Any league or current ownership group on an expansion committee that doesn’t take this matter seriously is allowing a breach of trust to grow into a sick poison of that market. Future league revenues, sometimes created by the investment of an expansion franchise being bid on by new owners, may dry up if the league and its membership gains the reputation of never paying their bills. That happens when a team goes out of existence and that community sees empty, unfulfilled promises on season tickets sold, arena renovations and corporate sponsorship.

This issue really stems from the idea of what happens after a team suspends operations or exits town for a new market. The league should have a S.W.A.T. team that comes in immediately, looks over every invoice, and ensures that no one feels burned by the team’s departure. If there are season ticket holders to be refunded and that team operation isn’t able/willing to refund them, the league should step in and do it. The same with any corporate sponsor or media affiliate, along with all other contracts by outside vendors.

The entire balance of league expansion, as well as the league’s brand reputation, is at stake for how the community perceives its product especially after a franchise had departed town if bills have been left unpaid.

Funny thing is, some leagues and ownership groups will laugh at this notion, even though they’ve already been burned by the inability to create a protection for their brand. There have been several instances of teams during the last 10 years that have tried to move out of one market and into another, only the find that their top alternative market isn’t interesting in housing them. Why? Because that “top market” was poisoned by a league and franchise that left town with a bunch of unpaid bills as well.
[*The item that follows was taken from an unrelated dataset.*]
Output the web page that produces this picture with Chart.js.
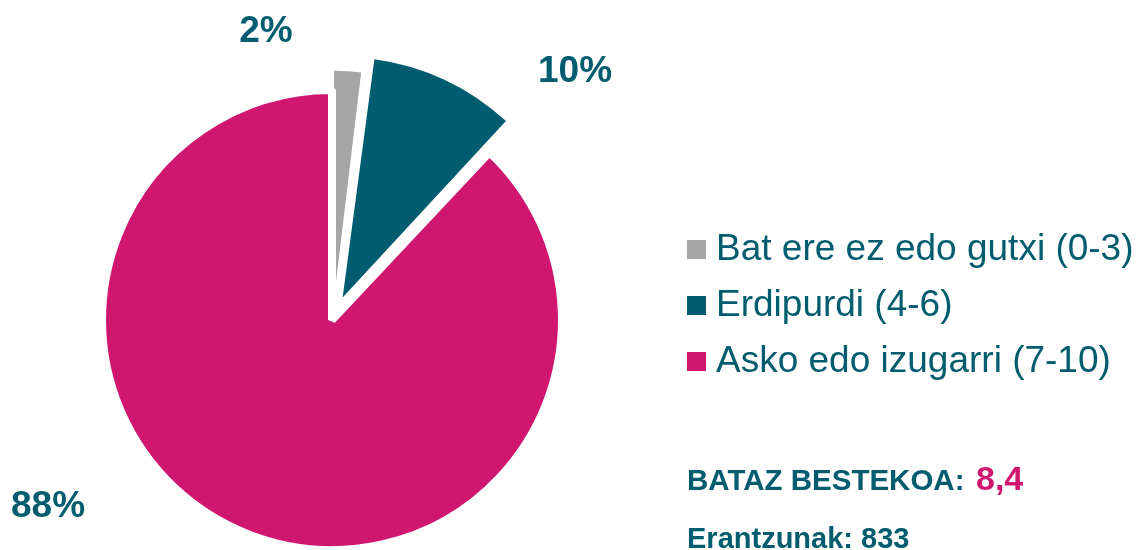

Now, getting back in is harder, because that market and its community leadership hasn’t forgotten “about the last time.”

All of this becomes a point of suffering for the league and any expansion franchises that want to move to a more viable market. Once a market has been poisoned, its hard to gain that trust back again. It all comes down to whether that past operation or parent league provided as much “care” to the community caught in the departure. Chances are, the parent league didn’t, nor did the folding/moving operation, and that’s where the market becomes sick with poisoned feelings toward that product.

Most minor league franchises average less than 5,000 per contest. Half of them exist on group tickets with about 700-800 season tickets. That seems doable enough if that if there is a refund that needs to take place, the parent league should use some of the buy-in money provided by the expansion ownership group when purchasing the franchise.

Some of this goes back to how much investment the league and expansion committee of owners puts into investigating those bidding on the new franchise. Typically, the focus goes on whether or not the prospective owner can afford the franchise fee, less on whether or not they are capable of running a franchise at all. Sports business acumen should be one of the top priorities for a league when looking at whether or not an ownership group is viable to buy-in on the brand.

Unfortunately, sports business acumen (actual experience, marketing, promotion and revenue concepts) get lost in the art of making a deal for an expansion franchise. That’s generally why franchises fail, and why leagues suffer because of them. But the community shouldn’t suffer as well, and that is a league responsibility above all else.